**STATED GOAL**.
Write out the full listing exactly as given, minus the images.

**PROVIDED MATERIAL**.
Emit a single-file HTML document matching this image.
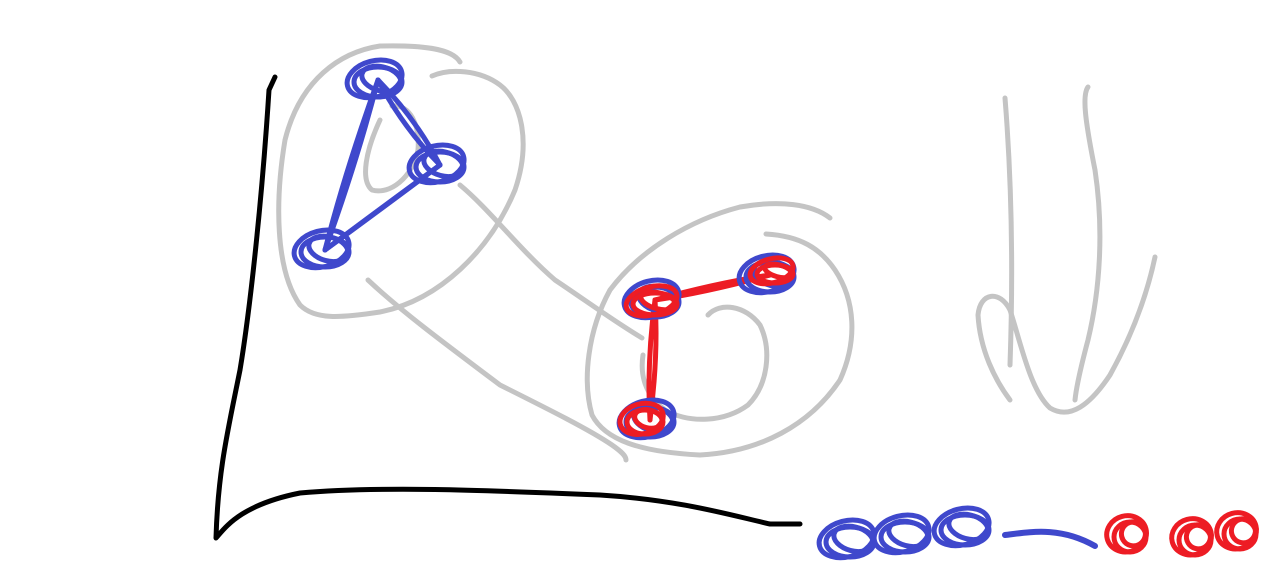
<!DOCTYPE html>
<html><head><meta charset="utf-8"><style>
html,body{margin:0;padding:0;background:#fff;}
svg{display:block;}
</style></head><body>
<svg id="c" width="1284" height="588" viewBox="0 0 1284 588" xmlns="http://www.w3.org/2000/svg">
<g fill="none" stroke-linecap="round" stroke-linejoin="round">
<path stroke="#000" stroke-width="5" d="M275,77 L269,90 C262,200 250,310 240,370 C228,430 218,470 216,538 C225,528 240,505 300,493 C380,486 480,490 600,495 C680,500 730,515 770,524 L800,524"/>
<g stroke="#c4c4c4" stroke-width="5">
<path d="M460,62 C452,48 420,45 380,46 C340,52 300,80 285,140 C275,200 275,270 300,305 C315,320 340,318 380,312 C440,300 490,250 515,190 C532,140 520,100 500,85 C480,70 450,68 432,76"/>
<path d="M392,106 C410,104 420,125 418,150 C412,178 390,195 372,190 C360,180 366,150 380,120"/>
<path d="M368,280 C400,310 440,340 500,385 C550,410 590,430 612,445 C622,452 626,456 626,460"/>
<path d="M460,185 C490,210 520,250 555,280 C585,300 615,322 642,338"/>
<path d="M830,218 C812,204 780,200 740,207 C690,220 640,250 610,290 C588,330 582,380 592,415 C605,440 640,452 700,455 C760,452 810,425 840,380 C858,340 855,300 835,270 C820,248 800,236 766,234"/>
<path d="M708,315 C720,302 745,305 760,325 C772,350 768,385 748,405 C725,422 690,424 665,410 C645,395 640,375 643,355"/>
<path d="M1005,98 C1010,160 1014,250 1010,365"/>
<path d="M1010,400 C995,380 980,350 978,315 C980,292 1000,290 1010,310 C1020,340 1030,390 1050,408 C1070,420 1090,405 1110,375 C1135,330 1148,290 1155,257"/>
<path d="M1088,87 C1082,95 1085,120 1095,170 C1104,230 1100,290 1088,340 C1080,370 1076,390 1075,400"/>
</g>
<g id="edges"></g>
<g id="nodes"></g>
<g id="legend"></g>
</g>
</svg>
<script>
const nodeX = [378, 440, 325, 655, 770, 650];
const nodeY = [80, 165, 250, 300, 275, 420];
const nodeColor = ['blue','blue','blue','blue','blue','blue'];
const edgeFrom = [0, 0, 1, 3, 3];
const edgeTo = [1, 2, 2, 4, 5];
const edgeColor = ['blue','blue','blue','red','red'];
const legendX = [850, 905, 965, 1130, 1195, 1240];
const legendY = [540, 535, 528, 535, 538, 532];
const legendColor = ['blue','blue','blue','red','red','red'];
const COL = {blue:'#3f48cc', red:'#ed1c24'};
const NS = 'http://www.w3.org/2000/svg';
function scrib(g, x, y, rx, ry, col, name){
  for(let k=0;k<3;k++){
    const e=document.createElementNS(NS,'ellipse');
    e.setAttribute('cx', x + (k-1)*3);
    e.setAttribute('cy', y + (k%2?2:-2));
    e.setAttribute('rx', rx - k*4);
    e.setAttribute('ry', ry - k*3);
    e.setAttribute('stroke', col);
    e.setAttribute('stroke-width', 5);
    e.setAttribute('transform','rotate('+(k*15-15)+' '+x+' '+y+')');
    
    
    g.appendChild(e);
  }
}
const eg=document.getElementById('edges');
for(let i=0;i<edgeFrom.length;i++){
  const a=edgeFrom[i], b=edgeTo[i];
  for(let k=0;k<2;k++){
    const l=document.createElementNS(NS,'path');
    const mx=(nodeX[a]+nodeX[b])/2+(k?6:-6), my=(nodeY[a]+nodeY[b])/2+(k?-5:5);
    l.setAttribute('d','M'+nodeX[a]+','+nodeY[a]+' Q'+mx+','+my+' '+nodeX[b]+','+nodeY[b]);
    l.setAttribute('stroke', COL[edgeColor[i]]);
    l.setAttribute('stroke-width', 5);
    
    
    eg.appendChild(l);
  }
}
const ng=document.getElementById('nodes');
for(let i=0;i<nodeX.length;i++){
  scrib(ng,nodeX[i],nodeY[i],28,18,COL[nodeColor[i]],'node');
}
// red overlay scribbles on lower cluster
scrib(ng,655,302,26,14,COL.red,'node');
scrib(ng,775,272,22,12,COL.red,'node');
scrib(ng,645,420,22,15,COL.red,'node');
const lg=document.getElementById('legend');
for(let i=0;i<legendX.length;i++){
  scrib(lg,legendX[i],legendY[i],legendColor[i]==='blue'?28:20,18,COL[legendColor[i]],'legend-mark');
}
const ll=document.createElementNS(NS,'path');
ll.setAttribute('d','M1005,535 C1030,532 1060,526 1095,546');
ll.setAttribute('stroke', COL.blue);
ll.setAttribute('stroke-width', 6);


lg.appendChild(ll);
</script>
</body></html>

**WRITTEN SOLUTION**.
Emit a single-file HTML document matching this image.
<!DOCTYPE html>
<html><head><meta charset="utf-8"><style>
html,body{margin:0;padding:0;background:#fff;}
svg{display:block;}
</style></head><body>
<svg id="c" width="1284" height="588" viewBox="0 0 1284 588" xmlns="http://www.w3.org/2000/svg">
<g fill="none" stroke-linecap="round" stroke-linejoin="round">
<path stroke="#000" stroke-width="5" d="M275,77 L269,90 C262,200 250,310 240,370 C228,430 218,470 216,538 C225,528 240,505 300,493 C380,486 480,490 600,495 C680,500 730,515 770,524 L800,524"/>
<g stroke="#c4c4c4" stroke-width="5">
<path d="M460,62 C452,48 420,45 380,46 C340,52 300,80 285,140 C275,200 275,270 300,305 C315,320 340,318 380,312 C440,300 490,250 515,190 C532,140 520,100 500,85 C480,70 450,68 432,76"/>
<path d="M392,106 C410,104 420,125 418,150 C412,178 390,195 372,190 C360,180 366,150 380,120"/>
<path d="M368,280 C400,310 440,340 500,385 C550,410 590,430 612,445 C622,452 626,456 626,460"/>
<path d="M460,185 C490,210 520,250 555,280 C585,300 615,322 642,338"/>
<path d="M830,218 C812,204 780,200 740,207 C690,220 640,250 610,290 C588,330 582,380 592,415 C605,440 640,452 700,455 C760,452 810,425 840,380 C858,340 855,300 835,270 C820,248 800,236 766,234"/>
<path d="M708,315 C720,302 745,305 760,325 C772,350 768,385 748,405 C725,422 690,424 665,410 C645,395 640,375 643,355"/>
<path d="M1005,98 C1010,160 1014,250 1010,365"/>
<path d="M1010,400 C995,380 980,350 978,315 C980,292 1000,290 1010,310 C1020,340 1030,390 1050,408 C1070,420 1090,405 1110,375 C1135,330 1148,290 1155,257"/>
<path d="M1088,87 C1082,95 1085,120 1095,170 C1104,230 1100,290 1088,340 C1080,370 1076,390 1075,400"/>
</g>
<g id="edges"></g>
<g id="nodes"></g>
<g id="legend"></g>
</g>
</svg>
<script>
const nodeX = [378, 440, 325, 655, 770, 650];
const nodeY = [80, 165, 250, 300, 275, 420];
const nodeColor = ['blue','blue','blue','blue','blue','blue'];
const edgeFrom = [0, 0, 1, 3, 3];
const edgeTo = [1, 2, 2, 4, 5];
const edgeColor = ['blue','blue','blue','red','red'];
const legendX = [850, 905, 965, 1130, 1195, 1240];
const legendY = [540, 535, 528, 535, 538, 532];
const legendColor = ['blue','blue','blue','red','red','red'];
const COL = {blue:'#3f48cc', red:'#ed1c24'};
const NS = 'http://www.w3.org/2000/svg';
function scrib(g, x, y, rx, ry, col, name){
  for(let k=0;k<3;k++){
    const e=document.createElementNS(NS,'ellipse');
    e.setAttribute('cx', x + (k-1)*3);
    e.setAttribute('cy', y + (k%2?2:-2));
    e.setAttribute('rx', rx - k*4);
    e.setAttribute('ry', ry - k*3);
    e.setAttribute('stroke', col);
    e.setAttribute('stroke-width', 5);
    e.setAttribute('transform','rotate('+(k*15-15)+' '+x+' '+y+')');
    
    
    g.appendChild(e);
  }
}
const eg=document.getElementById('edges');
for(let i=0;i<edgeFrom.length;i++){
  const a=edgeFrom[i], b=edgeTo[i];
  for(let k=0;k<2;k++){
    const l=document.createElementNS(NS,'path');
    const mx=(nodeX[a]+nodeX[b])/2+(k?6:-6), my=(nodeY[a]+nodeY[b])/2+(k?-5:5);
    l.setAttribute('d','M'+nodeX[a]+','+nodeY[a]+' Q'+mx+','+my+' '+nodeX[b]+','+nodeY[b]);
    l.setAttribute('stroke', COL[edgeColor[i]]);
    l.setAttribute('stroke-width', 5);
    
    
    eg.appendChild(l);
  }
}
const ng=document.getElementById('nodes');
for(let i=0;i<nodeX.length;i++){
  scrib(ng,nodeX[i],nodeY[i],28,18,COL[nodeColor[i]],'node');
}
// red overlay scribbles on lower cluster
scrib(ng,655,302,26,14,COL.red,'node');
scrib(ng,775,272,22,12,COL.red,'node');
scrib(ng,645,420,22,15,COL.red,'node');
const lg=document.getElementById('legend');
for(let i=0;i<legendX.length;i++){
  scrib(lg,legendX[i],legendY[i],legendColor[i]==='blue'?28:20,18,COL[legendColor[i]],'legend-mark');
}
const ll=document.createElementNS(NS,'path');
ll.setAttribute('d','M1005,535 C1030,532 1060,526 1095,546');
ll.setAttribute('stroke', COL.blue);
ll.setAttribute('stroke-width', 6);


lg.appendChild(ll);
</script>
</body></html>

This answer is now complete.